I saw the movie. I saw it the first day it came out, in one of the first screenings. I couldn't wait to jump into it. And for the first 30 minutes or so, I was really digging it.

But then something stupid happened. Then another fortuitous dodge, another lucky duck, another chase scene, another witty line dropped perfectly post-action scene-climax, another wink at the camera, another unBElievable coincidence, another shot of the inarticulate brooding villain in his cavernous pointy Death Star, another Ewok scene (yes, by Zeus' beard there's an actual Ewok in this movie (Scotty's sidekick)), another shot of Winona Ryder attempting to emote...and...I'd had enough.

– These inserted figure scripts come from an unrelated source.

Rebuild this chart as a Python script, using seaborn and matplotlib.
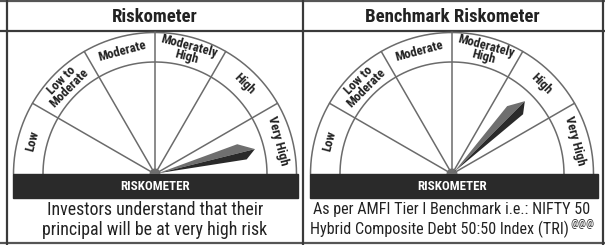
import numpy as np
import matplotlib
matplotlib.use("Agg")
import matplotlib.pyplot as plt
from matplotlib import font_manager
import seaborn as sns

# ---- data ----
risk_levels = ["Low", "Low to\nModerate", "Moderate", "Moderately\nHigh", "High", "Very High"]
panel_titles = ["Riskometer", "Benchmark Riskometer"]
needle_angles = [14, 45]          # needle direction in degrees (0 = right, 180 = left)
bar_label = "RISKOMETER"
captions = [
    ["Investors understand that their", "principal will be at very high risk"],
    ["As per AMFI Tier I Benchmark i.e.: NIFTY 50", "Hybrid Composite Debt 50:50 Index (TRI)"],
]
caption_super = ["", "@@@"]

sns.set_theme(style="white")
names = {f.name for f in font_manager.fontManager.ttflist}
narrow = "DejaVu Sans"
for cand in ["Roboto Condensed", "Archivo Narrow", "Liberation Sans Narrow",
             "Barlow Semi Condensed", "PT Sans Narrow", "Roboto"]:
    if cand in names:
        narrow = cand
        break
plt.rcParams["font.family"] = [narrow, "DejaVu Sans"]

fig = plt.figure(figsize=(6.05, 2.45), dpi=100)
ax = fig.add_axes([0, 0, 1, 1])
ax.set_xlim(0, 605)
ax.set_ylim(245, 0)
ax.axis("off")

border = "#3a3a3a"
# table borders
ax.plot([0, 605], [1.5, 1.5], color="#555555", lw=1.6)
ax.plot([0, 605], [30.8, 30.8], color=border, lw=1.6)
ax.plot([0, 605], [243, 243], color="#555555", lw=1.6)
ax.plot([6.5, 6.5], [0, 245], color=border, lw=1.6)
ax.plot([302.7, 302.7], [0, 245], color=border, lw=1.6)
ax.plot([603.2, 603.2], [0, 245], color=border, lw=1.6)

centers = [155.0, 452.0]
cy = 174.0
R_out, R_in = 141.5, 112.0
bars = [(13, 297.5), (309.5, 598)]
linec = "#6b6b6b"

for k in range(2):
    cx = centers[k]
    # title
    ax.text(cx, 16.5, panel_titles[k], ha="center", va="center", fontsize=13.5,
            fontweight="bold", color="#222222")
    # arcs
    t = np.linspace(0, np.pi, 300)
    for r in (R_out, R_in):
        ax.plot(cx + r * np.cos(t), cy - r * np.sin(t), color=linec, lw=1.1)
    # dividers
    n = len(risk_levels)
    step = 180.0 / n
    for i in range(1, n):
        a = np.radians(i * step)
        ax.plot([cx, cx + R_out * np.cos(a)], [cy, cy - R_out * np.sin(a)],
                color=linec, lw=1.1)
    # labels
    rm = (R_out + R_in) / 2
    for i, lab in enumerate(risk_levels):
        th = 180 - (i + 0.5) * step
        a = np.radians(th)
        ax.text(cx + rm * np.cos(a), cy - rm * np.sin(a), lab, rotation=th - 90,
                rotation_mode="anchor", ha="center", va="center", fontsize=9.3,
                fontweight="bold", color="#222222", linespacing=0.82)
    # dark bar
    x0, x1 = bars[k]
    ax.add_patch(plt.Rectangle((x0, cy), x1 - x0, 24, color="#2a2a2a", zorder=3))
    ax.text(cx, cy + 12.5, bar_label, ha="center", va="center", fontsize=9.4,
            fontweight="bold", color="white", zorder=4)
    # hub
    th_h = np.linspace(0, np.pi, 60)
    ax.fill(cx + 5.5 * np.cos(th_h), cy - 5.5 * np.sin(th_h), color="#6e6e6e", zorder=5, lw=0)
    # needle
    a = np.radians(needle_angles[k])
    u = np.array([np.cos(a), np.sin(a)])
    p = np.array([-np.sin(a), np.cos(a)])
    def pt(al, pe):
        v = al * u + pe * p
        return (cx + v[0], cy - v[1])
    base = pt(3, 0)
    up = pt(87, 9)
    tip = pt(103, 0)
    lo = pt(92.5, -8)
    ax.add_patch(plt.Polygon([base, up, tip], closed=True, color="#6f6f6f", lw=0, zorder=6))
    ax.add_patch(plt.Polygon([base, tip, lo], closed=True, color="#2a2a2a", lw=0, zorder=6))

# captions
fs_cap = [12.9, 11.6]
r = fig.canvas.get_renderer()
inv = ax.transData.inverted()
for k in range(2):
    cx = centers[k]
    for j, line in enumerate(captions[k]):
        y = 209.5 + j * 20
        if j == 1 and caption_super[k]:
            tmain = ax.text(0, y, line, ha="left", va="center", fontsize=fs_cap[k],
                            color="#222222")
            tsup = ax.text(0, y - 5.5, caption_super[k], ha="left", va="center",
                           fontsize=7.5, color="#222222")
            fig.canvas.draw()
            b1 = tmain.get_window_extent(r)
            b2 = tsup.get_window_extent(r)
            w1 = inv.transform((b1.x1, 0))[0] - inv.transform((b1.x0, 0))[0]
            w2 = inv.transform((b2.x1, 0))[0] - inv.transform((b2.x0, 0))[0]
            start = cx - (w1 + w2 + 1) / 2
            tmain.set_x(start)
            tsup.set_x(start + w1 + 1)
        else:
            ax.text(cx, y, line, ha="center", va="center", fontsize=fs_cap[k],
                    color="#222222")

fig.savefig("out.png", dpi=100)
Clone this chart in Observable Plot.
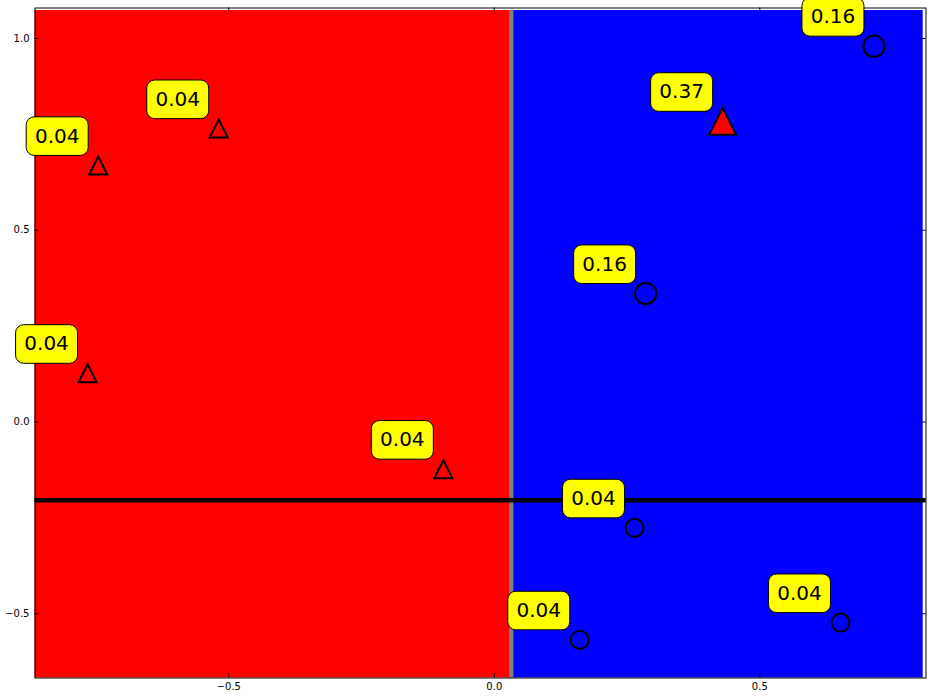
<!DOCTYPE html>
<html>
<head>
<meta charset="utf-8">
<script src="https://cdn.jsdelivr.net/npm/d3@7"></script>
<script src="https://cdn.jsdelivr.net/npm/@observablehq/plot@0.6"></script>
<style>
  body { margin: 0; background: #fff; }
</style>
</head>
<body>
<div id="chart"></div>
<script>
// ---- data ----
const xTicks = [-0.5, 0.0, 0.5];
const yTicks = [-0.5, 0.0, 0.5, 1.0];
const xDomain = [-0.865, 0.813];
const yDomain = [-0.6675, 1.0795];

const regionColor = ["#ff0000", "#0000ff"];
const regionX1 = [-0.865, 0.032];
const regionX2 = [0.032, 0.8077];
const regionY1 = [-0.6675, -0.6675];
const regionY2 = [1.073, 1.073];

const splitX = [0.032];
const splitY = [-0.204];

const pointX = [-0.746, -0.519, -0.766, -0.096, 0.430, 0.715, 0.285, 0.264, 0.161, 0.652];
const pointY = [0.669, 0.765, 0.127, -0.123, 0.784, 0.980, 0.335, -0.276, -0.568, -0.523];
const pointClass = ["triangle", "triangle", "triangle", "triangle", "triangle",
                    "circle", "circle", "circle", "circle", "circle"];
const pointWeight = [0.04, 0.04, 0.04, 0.04, 0.37, 0.16, 0.16, 0.04, 0.04, 0.04];
const pointFlagged = [false, false, false, false, true, false, false, false, false, false];

// ---- tables ----
const regions = regionColor.map((c, i) => ({c, x1: regionX1[i], x2: regionX2[i], y1: regionY1[i], y2: regionY2[i]}));
const points = pointX.map((x, i) => ({x, y: pointY[i], cls: pointClass[i], w: pointWeight[i], flagged: pointFlagged[i]}));

// ---- custom symbols ----
const triangleSymbol = {
  draw(ctx, size) {
    const h = Math.sqrt(size / Math.PI);
    ctx.moveTo(0, -h);
    ctx.lineTo(h, h);
    ctx.lineTo(-h, h);
    ctx.closePath();
  }
};
const boxSymbol = {
  draw(ctx) {
    const w = 62, h = 38.6, r = 8;
    const x0 = -w / 2, y0 = -h / 2, x1 = w / 2, y1 = h / 2;
    ctx.moveTo(x0 + r, y0);
    ctx.lineTo(x1 - r, y0);
    ctx.arcTo(x1, y0, x1, y0 + r, r);
    ctx.lineTo(x1, y1 - r);
    ctx.arcTo(x1, y1, x1 - r, y1, r);
    ctx.lineTo(x0 + r, y1);
    ctx.arcTo(x0, y1, x0, y1 - r, r);
    ctx.lineTo(x0, y0 + r);
    ctx.arcTo(x0, y0, x0 + r, y0, r);
    ctx.closePath();
  }
};

const W = 933, H = 698;
const mL = 34.5, mR = 7.5, mT = 7.5, mB = 20.5;
const innerW = W - mL - mR, innerH = H - mT - mB;
const tickLen = 4;
const labelDx = -41, labelDy = -29.3;
const fmt = d3.format(".1f");

const chart = Plot.plot({
  width: W,
  height: H,
  marginLeft: mL,
  marginRight: mR,
  marginTop: mT,
  marginBottom: mB,
  style: {fontFamily: "'DejaVu Sans', sans-serif", fontSize: "10px", color: "black", background: "white"},
  x: {domain: xDomain},
  y: {domain: yDomain},
  color: {type: "identity"},
  r: {type: "linear", domain: [0.04, 0.37], range: [9, 13.5]},
  marks: [
    Plot.rect(regions, {x1: "x1", x2: "x2", y1: "y1", y2: "y2", fill: "c"}),
    Plot.ruleX(splitX, {y1: regionY1[0], y2: regionY2[0], stroke: "#808080", strokeWidth: 4.2}),
    Plot.ruleY(splitY, {stroke: "black", strokeWidth: 4.5}),
    Plot.frame({stroke: "black", strokeWidth: 1}),
    // inward ticks on all four sides
    Plot.tickY(yTicks, {insetRight: innerW - tickLen, stroke: "black"}),
    Plot.tickY(yTicks, {insetLeft: innerW - tickLen, stroke: "black"}),
    Plot.tickX(xTicks, {insetTop: innerH - tickLen, stroke: "black"}),
    Plot.tickX(xTicks, {insetBottom: innerH - tickLen, stroke: "black"}),
    Plot.axisX({ticks: xTicks, tickFormat: fmt, tickSize: 0, tickPadding: 5, label: null, fontSize: 10}),
    Plot.axisY({ticks: yTicks, tickFormat: fmt, tickSize: 0, tickPadding: 5.5, label: null, fontSize: 10}),
    Plot.dot(points.filter(d => d.cls === "triangle"), {
      x: "x", y: "y", r: "w", symbol: triangleSymbol,
      fill: d => d.flagged ? "#ff0000" : "none", stroke: "black", strokeWidth: 2
    }),
    Plot.dot(points.filter(d => d.cls === "circle"), {
      x: "x", y: "y", r: "w", symbol: "circle",
      fill: d => d.flagged ? "#ff0000" : "none", stroke: "black", strokeWidth: 2
    }),
    Plot.dot(points, {
      x: "x", y: "y", r: 1, symbol: boxSymbol, dx: labelDx, dy: labelDy,
      fill: "#ffff00", stroke: "black", strokeWidth: 1
    }),
    Plot.text(points, {
      x: "x", y: "y", text: d => d.w.toFixed(2), dx: labelDx, dy: labelDy,
      fontSize: 20, fill: "black"
    })
  ]
});
document.getElementById("chart").appendChild(chart);
</script>
</body>
</html>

This is an action movie. Don't get me wrong, I like action movies. I like action movies because they're an excuse to have a carefree 2 hours and down a bucket of popcorn. But Star Trek is supposed to be something more than that. It is supposed to have a message. Yeah, that means it won't always be as popular as franchises like Star Wars or Die Hard. But it will be better. And by trying to blend those two popular film series and slapping the name "Star Trek" on the regurgitated steaming pile of excrement you've produced, you're devaluing the series overall. And that pisses me off.

Yes, I'm a geek, and yes there's a great Onion story that essentially zings me (see below), but at least I'm not completely alone in this view. Roger Ebert essentially agrees with me (or less presumptively, I with him). So I guess I'll have to take solace in that.